Jasper's gravatar image

Jasper ♦♦
23.8k551284
accept rate: 18%

Thinking along the same lines, I do have a firewall for some other apps, I generated a timeout event from a client the other side of it. The client PCAP shows same thing, server shows same thing, but the firewall does not see the return event so this says its either getting lost at the server NIC or switch.

iptables off on the server.

1 very peculiar thing, as Im sure we all know all that TCP SYN/ACK stuff happens in milliseconds. During the troubleshooting when testing with the firewall, if I search the firewall for that port in the time out event, example 42966 in the above dumps, I could see the ACCEPT of the port coming back something like 2 minutes later. The client PCAP doesnt show this but Im guessing at that point the TCP stream is dead from its side.

Delayed ACKs maybe but from reading, that can only happen up to under a second, but 2 minutes?

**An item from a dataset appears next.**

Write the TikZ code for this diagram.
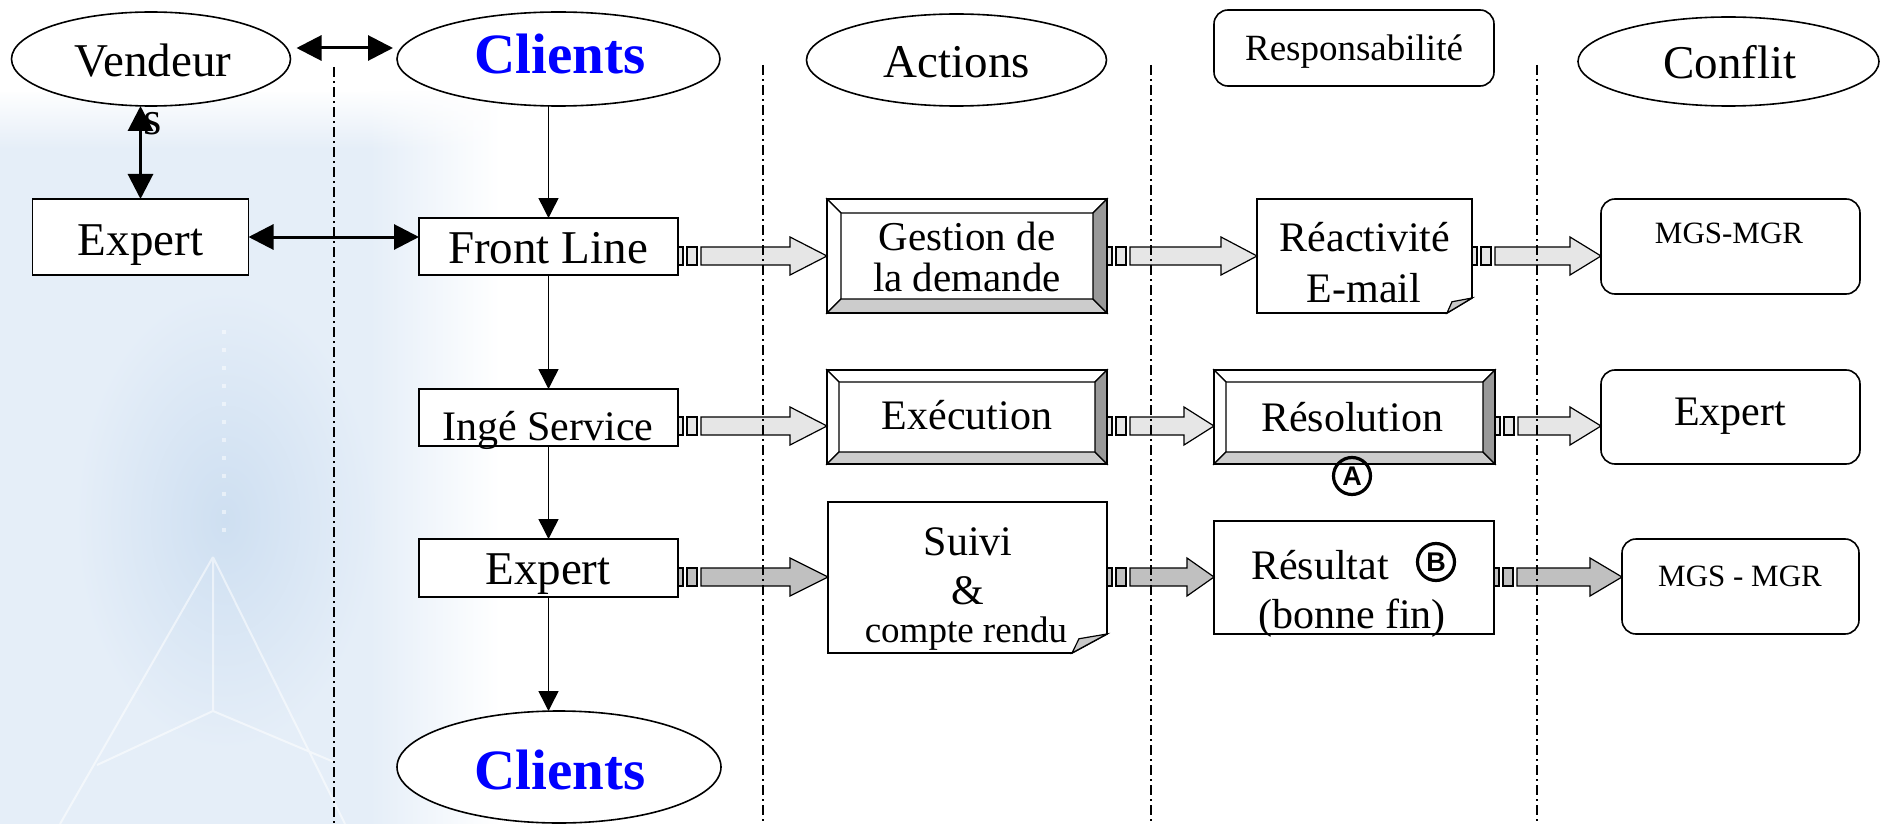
\documentclass[tikz,border=0pt]{standalone}
\usepackage{fontspec}
\setmainfont{Liberation Serif}
\newfontfamily\sansfam{Liberation Sans}
\usetikzlibrary{arrows.meta,calc,shapes.geometric,fadings}
\definecolor{clblue}{RGB}{0,0,255}
\definecolor{lightg}{RGB}{230,230,230}
\definecolor{darkg}{RGB}{192,192,192}
\definecolor{bevbot}{RGB}{204,204,204}
\definecolor{bevright}{RGB}{153,153,153}
\definecolor{foldgray}{RGB}{200,200,200}
\definecolor{bgA}{RGB}{229,238,248}
\definecolor{bgdark}{RGB}{206,223,241}
\newcommand\szA{\fontsize{47pt}{52pt}\selectfont}
\newcommand\szB{\fontsize{42pt}{46pt}\selectfont}
\newcommand\szBs{\fontsize{41pt}{45pt}\selectfont}
\newcommand\szC{\fontsize{37pt}{41pt}\selectfont}
\newcommand\szD{\fontsize{31pt}{35pt}\selectfont}
\newcommand\szE{\fontsize{57pt}{62pt}\selectfont\bfseries}
% block arrow: [head length]{source}{target}{y}{fill}
\newcommand\blockarrow[5][34]{%
  \coordinate (ba-y) at (0,#4);
  \coordinate (ba-s) at (#2.east |- ba-y);
  \coordinate (ba-t) at (#3.west |- ba-y);
  \filldraw[barrow,fill=#5] ($(ba-s)+(0,-9)$) rectangle ($(ba-s)+(5,9)$);
  \filldraw[barrow,fill=#5] ($(ba-s)+(9,-9)$) rectangle ($(ba-s)+(19,9)$);
  \filldraw[barrow,fill=#5] ($(ba-s)+(23,-9)$) -- ($(ba-t)+(-#1,-9)$) -- ($(ba-t)+(-#1,-19)$) -- (ba-t) -- ($(ba-t)+(-#1,19)$) -- ($(ba-t)+(-#1,9)$) -- ($(ba-s)+(23,9)$) -- cycle;
}
% bevelled frame on a box node
\newcommand\bevel[2]{%
  \coordinate (#1-a) at ($(#1.north west)+(#2,#2)$);
  \coordinate (#1-b) at ($(#1.north east)+(-#2,#2)$);
  \coordinate (#1-c) at ($(#1.south east)+(-#2,-#2)$);
  \coordinate (#1-d) at ($(#1.south west)+(#2,-#2)$);
  \filldraw[bev,fill=white] (#1.north west) -- (#1.north east) -- (#1-b) -- (#1-a) -- cycle;
  \filldraw[bev,fill=white] (#1.north west) -- (#1-a) -- (#1-d) -- (#1.south west) -- cycle;
  \filldraw[bev,fill=bevbot] (#1.south west) -- (#1-d) -- (#1-c) -- (#1.south east) -- cycle;
  \filldraw[bev,fill=bevright] (#1.north east) -- (#1.south east) -- (#1-c) -- (#1-b) -- cycle;
  \draw[line width=1.6pt] (#1.north west) rectangle (#1.south east);
}
% note with folded corner
\newcommand\notefold[3]{%
  \filldraw[fill=white, line width=1.6pt] (#1.north west) -- (#1.north east) -- ($(#1.south east)+(0,-#3)$) -- ($(#1.south east)+(-#2,0)$) -- (#1.south west) -- cycle;
  \filldraw[fill=foldgray, line width=1.2pt] ($(#1.south east)+(-#2,0)$) -- ($(#1.south east)+(0,-#3)$) -- ($(#1.south east)+({-0.8*#2},{-0.75*#3})$) -- cycle;
}
\begin{document}
\begin{tikzpicture}[x=1pt,y=-1pt,
  box/.style={draw, line width=1.6pt, fill=white, inner sep=0pt, outer sep=0pt},
  rbox/.style={box, rounded corners=14pt},
  ell/.style={ellipse, draw, line width=1.6pt, fill=white, inner sep=0pt, outer sep=0pt},
  plainbox/.style={inner sep=0pt, outer sep=0pt},
  txt/.style={anchor=base, inner sep=0pt, outer sep=0pt},
  bigarrow/.style={line width=3pt, {Triangle[length=25pt,width=25pt]}-{Triangle[length=25pt,width=25pt]}},
  thinarrow/.style={line width=1.5pt, -{Triangle[length=20pt,width=20pt]}},
  barrow/.style={draw=black, line width=1.2pt, line join=miter},
  bev/.style={draw=black, line width=1.2pt},
  lane/.style={line width=1.5pt, dash pattern=on 10pt off 4pt on 2pt off 4pt},
  circ/.style={circle, draw, line width=3.2pt, minimum size=37pt, inner sep=0pt, font=\sansfam\bfseries\fontsize{27pt}{27pt}\selectfont}
]
\useasboundingbox (0,0) rectangle (1883,824);
% background
\fill[white] (0,0) rectangle (1883,824);
\fill[bgA] (0,92) rectangle (370,824);
\shade[left color=bgA, right color=white] (370,92) rectangle (500,824);
\shade[inner color=bgdark, outer color=bgA] (225,520) ellipse [x radius=150pt, y radius=230pt];
\draw[white, opacity=0.55, line width=2pt] (213,557) -- (60,824) (213,557) -- (345,824) (97,765) -- (213,711) -- (334,762) (213,557) -- (213,711);
\draw[white, opacity=0.5, line width=4pt, dash pattern=on 4pt off 14pt] (224,330) -- (224,540);
\fill[white, path fading=south] (0,90) rectangle (520,150);

% header nodes
\node[ell, minimum width=279pt, minimum height=94pt] (vend) at (151,59) {};
\node[ell, minimum width=323pt, minimum height=94pt] (cltop) at (558.5,59) {};
\node[ell, minimum width=300pt, minimum height=92pt] (act) at (956.5,60) {};
\node[rbox, minimum width=280pt, minimum height=76pt] (resp) at (1354,48) {};
\node[ell, minimum width=301pt, minimum height=89pt] (confl) at (1728.5,61.5) {};

% left column
\node[box, minimum width=216pt, minimum height=76pt] (exl) at (140.5,237) {};
\node[box, minimum width=259pt, minimum height=57pt] (fl) at (548.5,246.5) {};
\node[box, minimum width=259pt, minimum height=57pt] (ing) at (548.5,417.5) {};
\node[box, minimum width=259pt, minimum height=58pt] (exm) at (548.5,568) {};
\node[ell, minimum width=324pt, minimum height=112pt] (clbot) at (559,767) {};

% actions column
\node[box, minimum width=280pt, minimum height=114pt] (gest) at (967,256) {};
\bevel{gest}{14}
\node[box, minimum width=280pt, minimum height=94pt] (exe) at (967,417) {};
\bevel{exe}{12}
\node[plainbox, minimum width=279pt, minimum height=151pt] (suivi) at (967.5,577.5) {};
\notefold{suivi}{35}{19}

% responsabilite column
\node[plainbox, minimum width=215pt, minimum height=114pt] (reac) at (1364.5,256) {};
\notefold{reac}{25}{15}
\node[box, minimum width=281pt, minimum height=94pt] (reso) at (1354.5,417) {};
\bevel{reso}{12}
\node[box, minimum width=280pt, minimum height=113pt] (resu) at (1354,577.5) {};

% conflit column
\node[rbox, minimum width=259pt, minimum height=95pt] (mgsa) at (1730.5,246.5) {};
\node[rbox, minimum width=259pt, minimum height=94pt] (expr) at (1730.5,417) {};
\node[rbox, minimum width=237pt, minimum height=95pt] (mgsb) at (1740.5,586.5) {};

% texts
\node[txt, font=\szA] (tvend) at (153,77) {Vendeur};
\node[txt, font=\szE, text=clblue] (tcltop) at (560,74) {Clients};
\node[txt, font=\szA] (tact) at (957,78) {Actions};
\node[txt, font=\szC] (tresp) at (1354,61) {Responsabilité};
\node[txt, font=\szA] (tconfl) at (1730,79) {Conflit};
\node[txt, font=\szA] (ts) at (153,135) {s};
\node[txt, font=\szA] (texl) at (140.5,255) {Expert};
\node[txt, font=\szA] (tfl) at (548,263) {Front Line};
\node[txt, font=\szB] (ting) at (548,440) {Ingé Service};
\node[txt, font=\szA] (texm) at (548,584) {Expert};
\node[txt, font=\szE, text=clblue] (tclbot) at (560,789) {Clients};
\node[txt, font=\szBs] (tgest1) at (967,250) {Gestion de};
\node[txt, font=\szBs] (tgest2) at (967,291) {la demande};
\node[txt, font=\szB] (texe) at (967,429) {Exécution};
\node[txt, font=\szB] (tsuivi1) at (968,555) {Suivi};
\node[txt, font=\szB] (tsuivi2) at (968,604) {\&};
\node[txt, font=\szC] (tsuivi3) at (966,642) {compte rendu};
\node[txt, font=\szB] (treac1) at (1365,251) {Réactivité};
\node[txt, font=\szB] (treac2) at (1364,302) {E-mail};
\node[txt, font=\szB] (treso) at (1352,431) {Résolution};
\node[txt, font=\szB] (tresu1) at (1320,579) {Résultat};
\node[txt, font=\szB] (tresu2) at (1352,628) {(bonne fin)};
\node[txt, font=\szD] (tmgsa) at (1729,243) {MGS-MGR};
\node[txt, font=\szB] (texpr) at (1730,425) {Expert};
\node[txt, font=\szD] (tmgsb) at (1740,586) {MGS - MGR};
\node[circ] (cA) at (1352,476) {A};
\node[circ] (cB) at (1436,562) {B};

% black connectors
\draw[bigarrow] ($(vend.east)+(6,-11)$) -- ($(cltop.west)+(-4,-11)$);
\draw[bigarrow] (exl.north |- vend.south) -- (exl.north);
\draw[bigarrow] (exl.east) -- (fl.west |- exl.east);
\draw[thinarrow] (fl.north |- cltop.south) -- (fl.north);
\draw[thinarrow] (fl.south) -- (ing.north);
\draw[thinarrow] (ing.south) -- (exm.north);
\draw[thinarrow] (exm.south) -- (exm.south |- clbot.north);

% block arrows
\blockarrow[37]{fl}{gest}{256}{lightg}
\blockarrow[36]{gest}{reac}{256}{lightg}
\blockarrow[31]{reac}{mgsa}{256}{lightg}
\blockarrow[37]{ing}{exe}{426}{lightg}
\blockarrow[30]{exe}{reso}{426}{lightg}
\blockarrow[31]{reso}{expr}{426}{lightg}
\blockarrow[38]{exm}{suivi}{577}{darkg}
\blockarrow[27]{suivi}{resu}{577}{darkg}
\blockarrow[32]{resu}{mgsb}{577}{darkg}

% swimlane separators
\draw[lane] (334,67) -- (334,824);
\draw[lane] (763,65) -- (763,824);
\draw[lane] (1151,65) -- (1151,824);
\draw[lane] (1537,65) -- (1537,824);
\end{tikzpicture}
\end{document}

(10 Sep '14, 05:51) carsmusings

If the client PCAPs are captured on the client you may not see what's really happening. Local captures are often misleading and do not show what really happened on the network. This is why I recommend to capture on the network, not the nodes involved.

"Delayed ACKs" are not relevant to session setups, they happen when the data flow is already established and an odd number of segments are transmitted.